University of Hong Kong pollster Robert Chung Ting-yiu noted however that the government has yet to say how it will evaluate and collate the submissions received.

In 1987 the British government “engineered the result of the analysis and lied with statistics,” Dr Chung said. It collated public responses into different categories, rather than simply count how many people supported a certain proposition.

Petitions were given less value because they were "products of mobilisation.” But "standard letters"—the method adopted by pro-government groups—were included in the higher class of submissions.

"I could see no difference in the nature of someone signing a petition form someone signing a standard letter. They should have been treated in the same category," Dr Chung said.

In the end the British authorities concluded in 1987 that the public was opposed to direct elections.

Today the Hong Kong government has not said how it will count the vote.

A spokesman for the Constitutional and Mainland Affairs Bureau said two elements would play a critical role in the government's assessment of reform options, in addition to the written submissions.

One was opinion polls conducted by universities and think-tanks indicating whether there was 60 per cent support for any proposal. The other was whether such a proposal was likely to gain the support of two-thirds of the Legislative Council, an institution in which most members are already beholden to Beijing.

According to Dr Chung, the green paper's questions were "error-prone" and had "serious deficiencies" that would affect the results.

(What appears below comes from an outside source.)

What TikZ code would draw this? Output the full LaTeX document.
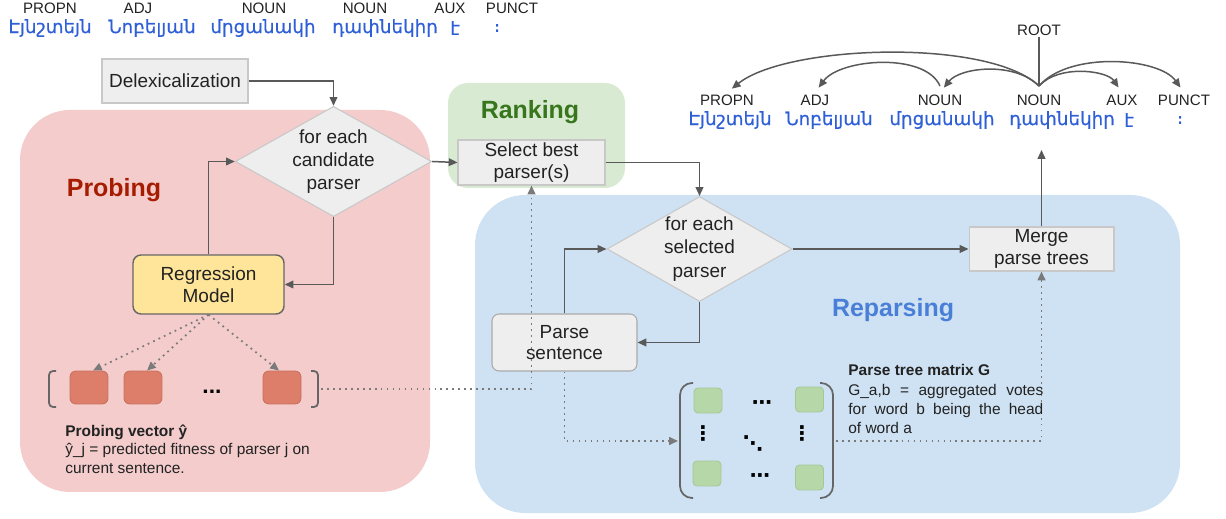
\documentclass[tikz,border=0pt]{standalone}
\usepackage{fontspec}
\setmainfont{Liberation Sans}
\newfontfamily\armfont[FakeBold=0.5]{DejaVu Sans}
\newfontfamily\dotfont{DejaVu Sans Bold}
\usetikzlibrary{arrows.meta,shapes.geometric}
\definecolor{probefill}{HTML}{F4CCCC}
\definecolor{rankfill}{HTML}{D9EAD3}
\definecolor{reparsefill}{HTML}{CFE2F3}
\definecolor{boxfill}{HTML}{EEEEEE}
\definecolor{boxborder}{HTML}{C8C8C8}
\definecolor{arrowgray}{HTML}{595959}
\definecolor{dotgray}{HTML}{7A7A7A}
\definecolor{probetxt}{HTML}{A61C00}
\definecolor{ranktxt}{HTML}{38761D}
\definecolor{reparsetxt}{HTML}{4A7FD8}
\definecolor{regfill}{HTML}{FFE599}
\definecolor{regborder}{HTML}{666666}
\definecolor{redsqfill}{HTML}{DD7E6B}
\definecolor{redsqborder}{HTML}{C9705F}
\definecolor{greensqfill}{HTML}{B6D7A8}
\definecolor{greensqborder}{HTML}{A5C797}
\definecolor{armblue}{HTML}{2F5FD6}
\definecolor{darktxt}{HTML}{222222}
\begin{document}
\begin{tikzpicture}[x=0.02cm,y=-0.02cm,
  procbox/.style={draw=boxborder, fill=boxfill, line width=0.6pt, align=center, inner sep=0pt,
    text=darktxt, font=\fontsize{10.8}{12.4}\selectfont},
  decision/.style={diamond, draw=boxborder, fill=boxfill, line width=0.6pt, align=center, inner sep=0pt,
    text=darktxt, font=\fontsize{10.8}{13.2}\selectfont},
  arr/.style={draw=arrowgray, line width=0.85pt, -{Triangle[length=5pt,width=4.4pt]}},
  dotarr/.style={draw=dotgray, line width=1pt, dash pattern=on 1pt off 2.4pt, -{Triangle[length=5pt,width=4.4pt]}},
  treearr/.style={draw=arrowgray, line width=0.85pt, -{Triangle[length=5pt,width=4.4pt]}, shorten >=3.5pt},
  tag/.style={inner sep=1pt, text=darktxt, font=\fontsize{8.6}{9.5}\selectfont},
  armword/.style={inner sep=1pt, text=armblue, font=\armfont\fontsize{10.4}{12}\selectfont},
  region label/.style={font=\bfseries\fontsize{14.2}{16}\selectfont},
  redsq/.style={draw=redsqborder, fill=redsqfill, line width=0.5pt, minimum width=0.76cm, minimum height=0.66cm, rounded corners=0.12cm, inner sep=0pt},
  greensq/.style={draw=greensqborder, fill=greensqfill, line width=0.5pt, minimum width=0.56cm, minimum height=0.5cm, rounded corners=0.08cm, inner sep=0pt},
  brk/.style={draw=regborder, line width=1pt},
  small/.style={inner sep=0pt, anchor=base west, text=darktxt, font=\fontsize{8.8}{10.5}\selectfont},
  mdots/.style={inner sep=0pt, text=black, font=\dotfont\fontsize{11.5}{11.5}\selectfont}
]
\useasboundingbox (0,0) rectangle (1226,519);

% regions
\fill[probefill, rounded corners=1cm] (20,110) rectangle (430,492);
\fill[rankfill, rounded corners=0.4cm] (448,83) rectangle (625,188);
\fill[reparsefill, rounded corners=1cm] (475,195) rectangle (1180,513);

\node[region label, text=probetxt] (lprobe) at (114,190) {Probing};
\node[region label, text=ranktxt] (lrank) at (530,112) {Ranking};
\node[region label, text=reparsetxt] (lrep) at (893,310) {Reparsing};

% top-left sentence
\node[tag] (p1) at (50,8) {PROPN};
\node[tag] (p2) at (138,8) {ADJ};
\node[tag] (p3) at (264,8) {NOUN};
\node[tag] (p4) at (365,8) {NOUN};
\node[tag] (p5) at (450,8) {AUX};
\node[tag] (p6) at (512,8) {PUNCT};
\node[armword] (w1) at (50,28) {Էյնշտեյն};
\node[armword] (w2) at (152,28) {Նոբելյան};
\node[armword] (w3) at (263,28) {մրցանակի};
\node[armword] (w4) at (385,28) {դափնեկիր};
\node[armword] (w5) at (455,28) {է};
\node[armword] (w6) at (497,28) {։};

% top-right tree
\node[tag] (root) at (1039,30) {ROOT};
\coordinate (head) at (1039,86);
\node[tag] (q1) at (727,100) {PROPN};
\node[tag] (q2) at (815,100) {ADJ};
\node[tag] (q3) at (940,100) {NOUN};
\node[tag] (q4) at (1039,100) {NOUN};
\node[tag] (q5) at (1122,100) {AUX};
\node[tag] (q6) at (1184,100) {PUNCT};
\node[armword] (v1) at (730,120) {Էյնշտեյն};
\node[armword] (v2) at (829,120) {Նոբելյան};
\node[armword] (v3) at (942,120) {մրցանակի};
\node[armword] (v4) at (1062,120) {դափնեկիր};
\node[armword] (v5) at (1129,120) {է};
\node[armword] (v6) at (1180,120) {։};
\coordinate (nhead) at (940,86);

\draw[draw=arrowgray, line width=0.85pt] (root.south) -- (head);
\draw[treearr] (head) .. controls +(-50,-48) and +(60,-48) .. (q1.north);
\draw[treearr] (nhead) .. controls +(-15,-34) and +(25,-34) .. (q2.north);
\draw[treearr] (head) .. controls +(-25,-25) and +(20,-25) .. (q3.north);
\draw[treearr] (head) .. controls +(20,-22) and +(-15,-22) .. (q5.north);
\draw[treearr] (head) .. controls +(30,-35) and +(-25,-35) .. (q6.north);

% process nodes
\node[procbox, minimum width=2.92cm, minimum height=0.88cm] (delex) at (175,81) {Delexicalization};
\node[decision, minimum width=3.66cm, minimum height=2.06cm, aspect=1.78] (d1) at (333.5,161.5) {for each\\candidate\\parser};
\node[procbox, minimum width=2.94cm, minimum height=0.9cm] (sel) at (531.5,162.5) {Select best\\parser(s)};
\node[decision, minimum width=3.7cm, minimum height=2.1cm, aspect=1.76] (d2) at (699.5,249) {for each\\selected\\parser};
\node[procbox, minimum width=2.9cm, minimum height=0.88cm] (merge) at (1041.5,249) {Merge\\parse trees};
\node[procbox, draw=boxborder!85!black, rounded corners=0.14cm, minimum width=2.9cm, minimum height=1.14cm] (parse) at (564.5,342.5) {Parse\\sentence};
\node[procbox, draw=regborder, fill=regfill, line width=0.8pt, rounded corners=0.16cm, minimum width=3.02cm, minimum height=1.18cm] (reg) at (208.5,284.5) {Regression\\Model};
\coordinate (treein) at (1041.5,150);

% solid connectors
\draw[arr] (delex.east) -| (d1.north);
\draw[arr] (d1.east) -- (sel.west);
\draw[arr] (sel.east) -| (d2.north);
\draw[arr] (d2.east) -- (merge.west);
\draw[arr] (merge.north) -- (treein);
\draw[arr] (d2.south) |- (parse.east);
\draw[arr] (parse.north) |- (d2.west);
\draw[arr] (d1.south) |- (reg.east);
\draw[arr] (reg.north) |- (d1.west);

% probing vector
\node[redsq] (sq1) at (89,387.5) {};
\node[redsq] (sq2) at (143,387.5) {};
\node[redsq] (sq3) at (282,387.5) {};
\node[inner sep=0pt, font=\bfseries\fontsize{13}{14}\selectfont] (pdots) at (212,392) {...};
\draw[brk, rounded corners=0.08cm] (56,371) -- (49,371) -- (49,407) -- (56,407);
\draw[brk, rounded corners=0.08cm] (311,371) -- (318,371) -- (318,407) -- (311,407);
\coordinate (pvr) at (321,389);
\draw[dotarr] (reg.south) -- ([xshift=0.08cm]sq1.north);
\draw[dotarr] (reg.south) -- ([xshift=0.08cm]sq2.north);
\draw[dotarr] (reg.south) -- ([xshift=-0.06cm]sq3.north);
\draw[dotarr] (pvr) -| (sel.south);

\node[small] (pv1) at (65,436.5) {\textbf{Probing vector ŷ}};
\node[small] (pv2) at (65,455) {ŷ\_j = predicted fitness of parser j on};
\node[small] (pv3) at (65,473.5) {current sentence.};

% matrix
\node[greensq] (g11) at (708,400.5) {};
\node[greensq] (g1n) at (809.5,399.5) {};
\node[greensq] (gn1) at (707,473.5) {};
\node[greensq] (gnn) at (809.5,477.5) {};
\node[mdots] (cd1) at (762,405) {⋯};
\node[mdots] (cd2) at (760,478) {⋯};
\node[mdots] (vd1) at (703,433) {⋮};
\node[mdots] (vd2) at (802,433) {⋮};
\node[mdots] (dd) at (753,443) {⋱};
\draw[brk, rounded corners=0.24cm] (693,383) -- (680,383) -- (680,498) -- (693,498);
\draw[brk, rounded corners=0.24cm] (820,383) -- (833,383) -- (833,498) -- (820,498);
\coordinate (mL) at (678,441);
\coordinate (mR) at (836,441);
\draw[dotarr] (parse.south) |- (mL);
\draw[dotarr] (mR) -| (merge.south);

\node[small] (mt1) at (848,376) {\textbf{Parse tree matrix G}};
\node[small] (mt2) at (848,396) {\makebox[3.9cm][s]{G\_a,b = aggregated votes}};
\node[small] (mt3) at (848,415) {\makebox[3.9cm][s]{for word b being the head}};
\node[small] (mt4) at (848,434) {of word a};
\end{tikzpicture}
\end{document}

A poll about elections to the post of chief executive led to a split as to whether “establish a nominating committee directly in 2012"; "go through a transitional phase" before 2017 or after 2017.

On the LegCo election, 42 per cent of respondents wanted universal suffrage in 2012; 31 per cent said they preferred it in 2016; and 19 per cent after 2016.

Altogether this means that 92 per cent of all respondents want universal suffrage, but the fragmented results could be used to argue that since there is no absolute majority reform can be further postponed.

Democratic Party lawmaker Sin Chung-kai said the University of Hong Kong survey showed the structure of the questions in the green paper could be misleading and could produce lower public support on universal suffrage.